THE TASK: Give again exactly the lines that run from the start of the records to the line holding "const condTicksB = [0, 2, 4, 6];", both ends counted. Do not include the pictures.

TASK DATA:

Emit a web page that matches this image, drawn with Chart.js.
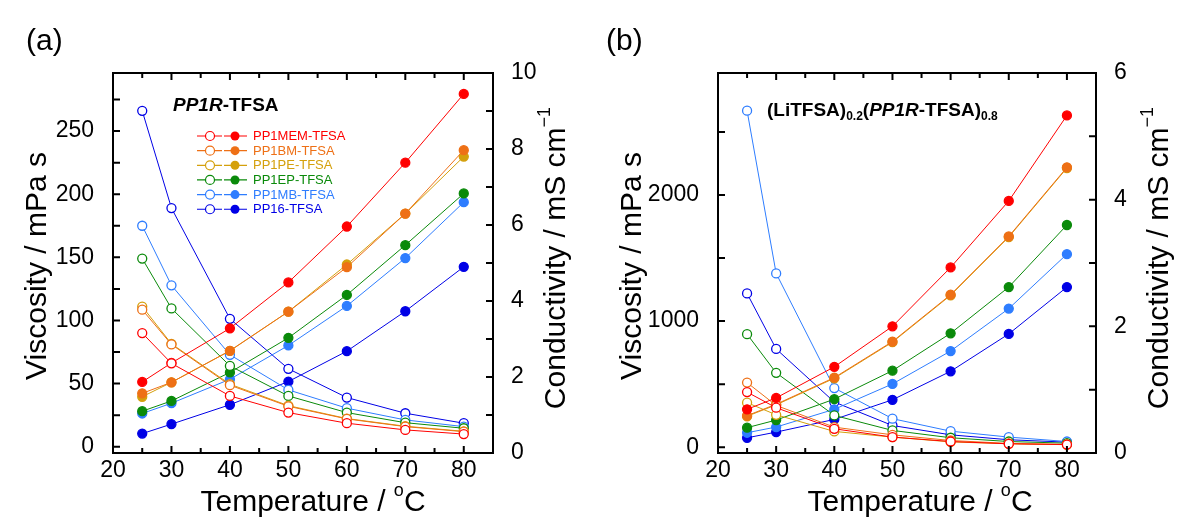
<!DOCTYPE html>
<html>
<head>
<meta charset="utf-8">
<script src="https://cdn.jsdelivr.net/npm/chart.js@4.4.1/dist/chart.umd.min.js"></script>
<style>
  html, body { margin: 0; padding: 0; background: #fff; }
  #wrap { position: relative; width: 1177px; height: 519px; overflow: hidden; }
  canvas { position: absolute; top: 0; }
  #chartA { left: 0; }
  #chartB { left: 590px; }
</style>
</head>
<body>
<div id="wrap">
  <canvas id="chartA" width="590" height="519"></canvas>
  <canvas id="chartB" width="587" height="519"></canvas>
</div>
<script>
// --- données ---
const temps = [25, 30, 40, 50, 60, 70, 80];
const names = ['PP1MEM-TFSA', 'PP1BM-TFSA', 'PP1PE-TFSA', 'PP1EP-TFSA', 'PP1MB-TFSA', 'PP16-TFSA'];
const colors = ['#ff0000', '#ee7016', '#d4a00c', '#0a8a0a', '#2e7dff', '#0000e6'];

const xTicks = [20, 30, 40, 50, 60, 70, 80];
const viscTicksA = [0, 50, 100, 150, 200, 250];
const condTicksA = [0, 2, 4, 6, 8, 10];
const viscTicksB = [0, 1000, 2000];
const condTicksB = [0, 2, 4, 6];

// (a) liquides purs : viscosité (mPa s) et conductivité (mS/cm)
const viscA = [
  [90, 66, 40.2, 27, 18.6, 13.3, 10],
  [108.5, 81, 48.7, 32, 22, 15.9, 11.9],
  [111, 81.5, 49.5, 32.5, 22.3, 16.2, 12.2],
  [149, 109.5, 64, 40.2, 27, 19, 14.6],
  [175, 127.8, 72.8, 45, 30.5, 21.2, 15.9],
  [266, 189, 101.3, 61.7, 38.9, 26.5, 18.6]
];
const condA = [
  [1.87, 2.37, 3.28, 4.49, 5.96, 7.64, 9.45],
  [1.57, 1.86, 2.69, 3.72, 4.89, 6.30, 7.97],
  [1.48, 1.86, 2.69, 3.72, 4.96, 6.30, 7.80],
  [1.10, 1.37, 2.12, 3.03, 4.16, 5.47, 6.83],
  [1.04, 1.31, 1.94, 2.83, 3.87, 5.13, 6.60],
  [0.51, 0.76, 1.27, 1.88, 2.68, 3.73, 4.90]
];

// (b) mélanges avec LiTFSA
const viscB = [
  [437, 313, 146, 80, 45, 27, 21],
  [512, 331, 159, 98, 53, 30, 22],
  [353, 257, 125, 80, 42, 27, 20],
  [896, 590, 252, 133, 75, 45, 32],
  [2668, 1378, 469, 226, 127, 80, 45],
  [1219, 779, 358, 172, 98, 59, 40]
];
const condB = [
  [0.69, 0.87, 1.36, 2.00, 2.93, 3.98, 5.33],
  [0.59, 0.77, 1.19, 1.76, 2.50, 3.42, 4.51],
  [0.58, 0.76, 1.18, 1.75, 2.49, 3.41, 4.50],
  [0.40, 0.52, 0.85, 1.30, 1.89, 2.62, 3.60],
  [0.32, 0.41, 0.69, 1.09, 1.61, 2.28, 3.14],
  [0.24, 0.33, 0.53, 0.84, 1.29, 1.88, 2.62]
];

const FONT = '"Liberation Sans", Arial, Helvetica, sans-serif';

// --- petits outils texte (exposants / indices) ---
function runWidth(ctx, parts) {
  let w = 0;
  parts.forEach(p => { ctx.font = p.font; w += ctx.measureText(p.text).width; });
  return w;
}
function drawRun(ctx, parts, x, y) {
  parts.forEach(p => {
    ctx.font = p.font;
    ctx.fillText(p.text, x, y + (p.dy || 0));
    x += ctx.measureText(p.text).width;
  });
}
function drawCentered(ctx, parts, cx, cy, rot) {
  ctx.save();
  ctx.translate(cx, cy);
  ctx.rotate(rot || 0);
  ctx.textAlign = 'left';
  ctx.textBaseline = 'middle';
  const w = runWidth(ctx, parts);
  drawRun(ctx, parts, -w / 2, 0);
  ctx.restore();
}
function eachStep(min, max, step, fn) {
  const start = Math.ceil(min / step - 1e-9) * step;
  for (let v = start; v <= max + 1e-9; v += step) fn(Math.round(v * 1e6) / 1e6);
}

const titleFont = `30px ${FONT}`;
const supFont = `18px ${FONT}`;

// cadre, graduations internes, titres d'axes
const frame = {
  id: 'frame',
  afterDraw(chart, args, o) {
    const { ctx, chartArea: a } = chart;
    const sx = chart.scales.x, sy = chart.scales.y, sy1 = chart.scales.y1;
    ctx.save();
    ctx.strokeStyle = '#000';
    ctx.lineWidth = 2;
    ctx.beginPath();
    eachStep(sx.min, sx.max, 5, v => {
      const p = sx.getPixelForValue(v);
      if (p <= a.left + 1 || p >= a.right - 1) return;
      const len = v % 10 === 0 ? 7 : 5;
      ctx.moveTo(p, a.bottom); ctx.lineTo(p, a.bottom - len);
      ctx.moveTo(p, a.top); ctx.lineTo(p, a.top + len);
    });
    eachStep(sy.min, sy.max, o.yMinor, v => {
      const p = sy.getPixelForValue(v);
      if (p >= a.bottom - 1 || p <= a.top + 1) return;
      ctx.moveTo(a.left, p); ctx.lineTo(a.left + 7, p);
    });
    eachStep(sy1.min, sy1.max, 1, v => {
      const p = sy1.getPixelForValue(v);
      if (p >= a.bottom - 1 || p <= a.top + 1) return;
      ctx.moveTo(a.right, p); ctx.lineTo(a.right - 7, p);
    });
    ctx.stroke();
    ctx.strokeRect(a.left, a.top, a.right - a.left, a.bottom - a.top);

    ctx.fillStyle = '#000';
    drawCentered(ctx, [
      { text: 'Temperature / ', font: titleFont },
      { text: 'o', font: supFont, dy: -12 },
      { text: 'C', font: titleFont }
    ], o.xTitleX, 503);
    drawCentered(ctx, [{ text: 'Viscosity / mPa s', font: titleFont }], o.yTitleX, 266, -Math.PI / 2);
    drawCentered(ctx, [
      { text: 'Conductivity / mS cm', font: titleFont },
      { text: '\u22121', font: supFont, dy: -12 }
    ], o.y1TitleX, 258, -Math.PI / 2);

    ctx.textAlign = 'left';
    ctx.textBaseline = 'alphabetic';
    ctx.font = `30px ${FONT}`;
    ctx.fillText(o.panel, o.panelX, 50);
    drawRun(ctx, o.heading, o.headingX, o.headingY);
    if (o.legend) o.legend(ctx);
    ctx.restore();
  }
};

// légende du panneau (a) : cercle ouvert = viscosité, plein = conductivité
function legendA(ctx) {
  ctx.save();
  ctx.lineWidth = 1.2;
  ctx.font = `13px ${FONT}`;
  ctx.textBaseline = 'middle';
  names.forEach((n, i) => {
    const y = 136 + i * 14.65;
    ctx.strokeStyle = colors[i];
    ctx.beginPath();
    ctx.moveTo(197, y); ctx.lineTo(222, y);
    ctx.moveTo(224, y); ctx.lineTo(247, y);
    ctx.stroke();
    ctx.beginPath(); ctx.arc(210, y, 4.5, 0, Math.PI * 2);
    ctx.fillStyle = '#fff'; ctx.fill(); ctx.stroke();
    ctx.beginPath(); ctx.arc(235, y, 4.5, 0, Math.PI * 2);
    ctx.fillStyle = colors[i]; ctx.fill();
    ctx.fillText(n, 253, y + 0.5);
  });
  ctx.restore();
}

function buildDatasets(visc, cond) {
  const sets = [];
  names.forEach((n, i) => {
    const common = {
      borderColor: colors[i],
      borderWidth: 1,
      pointRadius: 4.5,
      pointBorderWidth: 1.3,
      pointBorderColor: colors[i],
      tension: 0,
      fill: false
    };
    sets.push(Object.assign({
      label: n + ' viscosity',
      data: temps.map((t, k) => ({ x: t, y: visc[i][k] })),
      yAxisID: 'y',
      pointBackgroundColor: '#fff'
    }, common));
    sets.push(Object.assign({
      label: n + ' conductivity',
      data: temps.map((t, k) => ({ x: t, y: cond[i][k] })),
      yAxisID: 'y1',
      pointBackgroundColor: colors[i]
    }, common));
  });
  return sets;
}

function setTicks(arr) {
  return scale => { scale.ticks = arr.map(v => ({ value: v })); };
}

function makeChart(id, c) {
  const tickFont = { family: FONT, size: 23 };
  return new Chart(document.getElementById(id), {
    type: 'line',
    data: { datasets: buildDatasets(c.visc, c.cond) },
    plugins: [frame],
    options: {
      responsive: false,
      animation: false,
      events: [],
      layout: { padding: { top: 73, left: 0, right: 0, bottom: 0 } },
      plugins: {
        legend: { display: false },
        tooltip: { enabled: false },
        frame: c.frame
      },
      scales: {
        x: {
          type: 'linear', position: 'bottom', min: 20, max: 85,
          grid: { display: false }, border: { display: false },
          afterBuildTicks: setTicks(xTicks),
          afterFit: s => { s.height = 66; },
          ticks: { font: tickFont, color: '#000', padding: -4, maxRotation: 0, callback: v => String(v) }
        },
        y: {
          type: 'linear', position: 'left', min: c.yMin, max: c.yMax,
          grid: { display: false }, border: { display: false },
          afterBuildTicks: setTicks(c.yTicks),
          afterFit: s => { s.width = c.leftW; },
          ticks: { font: tickFont, color: '#000', padding: 11, callback: v => String(v) }
        },
        y1: {
          type: 'linear', position: 'right', min: c.y1Min, max: c.y1Max,
          grid: { display: false }, border: { display: false },
          afterBuildTicks: setTicks(c.y1Ticks),
          afterFit: s => { s.width = c.rightW; },
          ticks: { font: tickFont, color: '#000', padding: 10, callback: v => String(v) }
        }
      }
    }
  });
}

const bold = `bold 19px ${FONT}`;
const boldIt = `italic bold 19px ${FONT}`;
const subB = `bold 12px ${FONT}`;

makeChart('chartA', {
  visc: viscA, cond: condA,
  yMin: -5, yMax: 296, y1Min: 0, y1Max: 10,
  yTicks: viscTicksA, y1Ticks: condTicksA,
  leftW: 113, rightW: 97,
  frame: {
    yMinor: 25,
    xTitleX: 313, yTitleX: 38, y1TitleX: 557,
    panel: '(a)', panelX: 26,
    heading: [{ text: 'PP1R', font: boldIt }, { text: '-TFSA', font: bold }],
    headingX: 173, headingY: 111,
    legend: legendA
  }
});

makeChart('chartB', {
  visc: viscB, cond: condB,
  yMin: -46, yMax: 2967, y1Min: 0, y1Max: 6,
  yTicks: viscTicksB, y1Ticks: condTicksB,
  leftW: 128, rightW: 81,
  frame: {
    yMinor: 500,
    xTitleX: 330, yTitleX: 43, y1TitleX: 570,
    panel: '(b)', panelX: 16,
    heading: [
      { text: '(LiTFSA)', font: bold },
      { text: '0.2', font: subB, dy: 4 },
      { text: '(', font: bold },
      { text: 'PP1R', font: boldIt },
      { text: '-TFSA)', font: bold },
      { text: '0.8', font: subB, dy: 4 }
    ],
    headingX: 177, headingY: 116
  }
});
</script>
</body>
</html>
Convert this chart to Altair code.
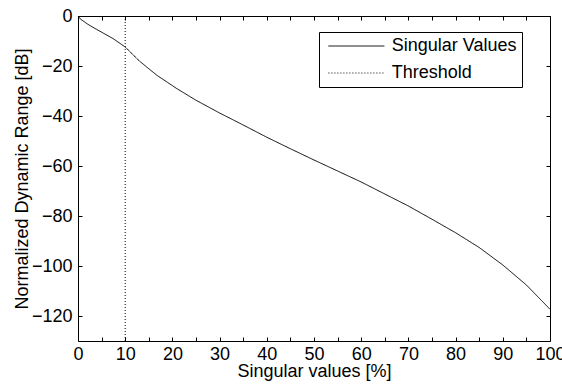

EXPECTED ANSWER:
Emit a web page that matches this image, drawn with Chart.js.
<!DOCTYPE html>
<html>
<head>
<meta charset="utf-8">
<script src="https://cdn.jsdelivr.net/npm/chart.js@4.4.1/dist/chart.umd.min.js"></script>
<style>
  html, body { margin: 0; padding: 0; background: #fff; }
  #wrap { position: relative; width: 1177px; height: 519px; overflow: hidden; }
  canvas { position: absolute; top: 0; }
  #chartA { left: 0; }
  #chartB { left: 590px; }
</style>
</head>
<body>
<div id="wrap">
  <canvas id="chartA" width="590" height="519"></canvas>
  <canvas id="chartB" width="587" height="519"></canvas>
</div>
<script>
// --- données ---
const temps = [25, 30, 40, 50, 60, 70, 80];
const names = ['PP1MEM-TFSA', 'PP1BM-TFSA', 'PP1PE-TFSA', 'PP1EP-TFSA', 'PP1MB-TFSA', 'PP16-TFSA'];
const colors = ['#ff0000', '#ee7016', '#d4a00c', '#0a8a0a', '#2e7dff', '#0000e6'];

const xTicks = [20, 30, 40, 50, 60, 70, 80];
const viscTicksA = [0, 50, 100, 150, 200, 250];
const condTicksA = [0, 2, 4, 6, 8, 10];
const viscTicksB = [0, 1000, 2000];
const condTicksB = [0, 2, 4, 6];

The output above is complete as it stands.